Likewise, the standard rifle will be iterations and variations on the AR-15 platform (currently the M4 variation in the U.S. Army). Maybe the standard cartridge will shift to the now-new .300 Blackout cartridge, instead of the current standard 5.56x45mm NATO cartridge. Upgunned versions chambered for the .308 Winchester cartridge ("AR-10" sorts) may be the standard issue instead, depending upon the commonly-encountered opposition of the Coalition. Specialized operators will still use bolt-action rifles, often chambered for that Winchester cartridge by default; far bigger and more powerful cartridges (such as the .50 BMG) will be employed as required (and yes, for those not paying attention, such rifle platforms exist and have for some time).

The game's "Mega-Damage" conceit, when confined to its original scope of use (i.e. tanks and similar objects), works fine; the vast majority of entities in a RIFTS campaign do not qualify for such a status and therefore should be handled accordingly. (You can achieve much of what is implied by using Mega-Damage by other means, especially for super-natural entities, such as Immunities and Resistances or some other concept that other tabletop RPG engines handle very well.)

The rules effect? To eliminiate needless redundancy in conceptual spaces, as well as conceptual confusion, by keeping the baseline of Coalition campaigns as close to that of "The Army vs. The Monsters" as possible- and thus making buy-in very easy for new and returning players, since the unrealities they need to deal with are confined to a few Gee-Whiz widgets and the inhuman presences that they confront on a regular basis.

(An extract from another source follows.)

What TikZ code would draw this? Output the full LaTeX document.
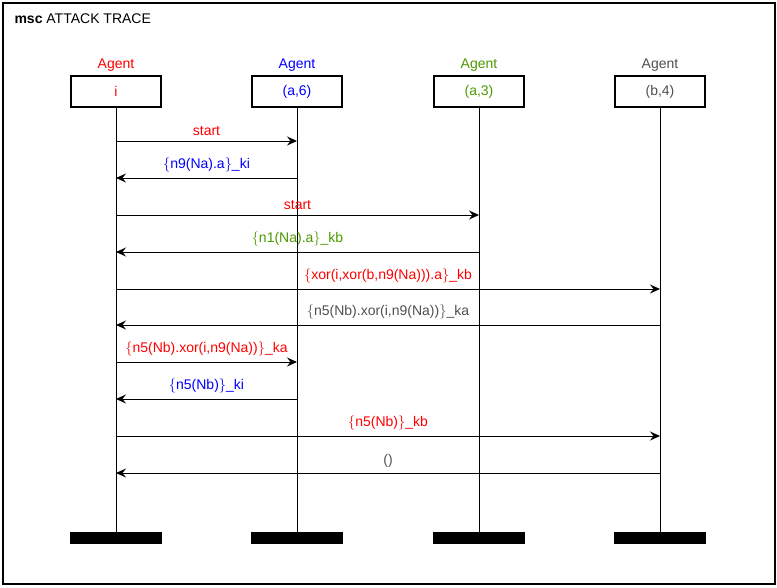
\documentclass[tikz,border=0pt]{standalone}
\usepackage{fontspec}
\setmainfont{Liberation Sans}
\usetikzlibrary{arrows.meta,positioning}
\definecolor{agred}{RGB}{255,0,0}
\definecolor{agblue}{RGB}{0,0,255}
\definecolor{aggreen}{RGB}{76,153,0}
\definecolor{aggray}{RGB}{80,80,80}
\newcommand{\lb}{$\{$}
\newcommand{\rb}{$\}$}
\begin{document}
\begin{tikzpicture}[x=1pt,y=-1pt,>={Stealth[length=10pt,width=9pt,inset=3.5pt]},font=\fontsize{14}{16}\selectfont,
		agentbox/.style={rectangle,draw,line width=1.2pt,minimum width=90pt,minimum height=31pt,inner sep=0pt},
		endbar/.style={rectangle,fill=black,minimum width=92pt,minimum height=12pt,inner sep=0pt},
		msg/.style={->,line width=1pt},
		msglabel/.style={midway,above,inner sep=5pt}]
	\useasboundingbox (0,0) rectangle (777,587);
	\draw[line width=1.4pt] (3,3) rectangle (775,584);
	\node [anchor=west] (title) at (11,19) {\textbf{msc} ATTACK TRACE};
	% agents
	\node [agentbox,text=agred] (i) at (116,91.5) {i};
	\node [agentbox,text=agblue] (a6) at (297,91.5) {(a,6)};
	\node [agentbox,text=aggreen] (a3) at (479,91.5) {(a,3)};
	\node [agentbox,text=aggray] (b4) at (660,91.5) {(b,4)};
	\node [above=3pt of i,text=agred,inner sep=1pt] (ti) {Agent};
	\node [above=3pt of a6,text=agblue,inner sep=1pt] (ta6) {Agent};
	\node [above=3pt of a3,text=aggreen,inner sep=1pt] (ta3) {Agent};
	\node [above=3pt of b4,text=aggray,inner sep=1pt] (tb4) {Agent};
	\node [endbar] (ei) at (116,538) {};
	\node [endbar] (ea6) at (297,538) {};
	\node [endbar] (ea3) at (479,538) {};
	\node [endbar] (eb4) at (660,538) {};
	\draw[line width=1pt] (i) -- (ei);
	\draw[line width=1pt] (a6) -- (ea6);
	\draw[line width=1pt] (a3) -- (ea3);
	\draw[line width=1pt] (b4) -- (eb4);
	% messages
	\draw[msg] (i |- 0,141) -- (a6 |- 0,141) node [msglabel,text=agred] {start};
	\draw[msg] (a6 |- 0,178) -- (i |- 0,178) node [msglabel,text=agblue] {\lb n9(Na).a\rb\_ki};
	\draw[msg] (i |- 0,215) -- (a3 |- 0,215) node [msglabel,text=agred] {start};
	\draw[msg] (a3 |- 0,252) -- (i |- 0,252) node [msglabel,text=aggreen] {\lb n1(Na).a\rb\_kb};
	\draw[msg] (i |- 0,289) -- (b4 |- 0,289) node [msglabel,text=agred] {\lb xor(i,xor(b,n9(Na))).a\rb\_kb};
	\draw[msg] (b4 |- 0,325) -- (i |- 0,325) node [msglabel,text=aggray] {\lb n5(Nb).xor(i,n9(Na))\rb\_ka};
	\draw[msg] (i |- 0,362) -- (a6 |- 0,362) node [msglabel,text=agred] {\lb n5(Nb).xor(i,n9(Na))\rb\_ka};
	\draw[msg] (a6 |- 0,399) -- (i |- 0,399) node [msglabel,text=agblue] {\lb n5(Nb)\rb\_ki};
	\draw[msg] (i |- 0,436) -- (b4 |- 0,436) node [msglabel,text=agred] {\lb n5(Nb)\rb\_kb};
	\draw[msg] (b4 |- 0,473) -- (i |- 0,473) node [msglabel,text=aggray] {()};
\end{tikzpicture}
\end{document}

There, a set of examples of how you can make the body of RIFTS into the game you want- all at varying degrees of emphasis (rules vs. setting), degrees of player-vs.-GM engagement, degrees of in-play vs. away-from-table engagement, etc. so you can see what I intended to do to achieve the desired effect- and thereby do this sort of thing for yourself. This is one of the many reasons for why being as skilled and as knowledgeable of things beyond gaming matters; you can't do this well, if at all, if you refuse to improve yourselves as individuals.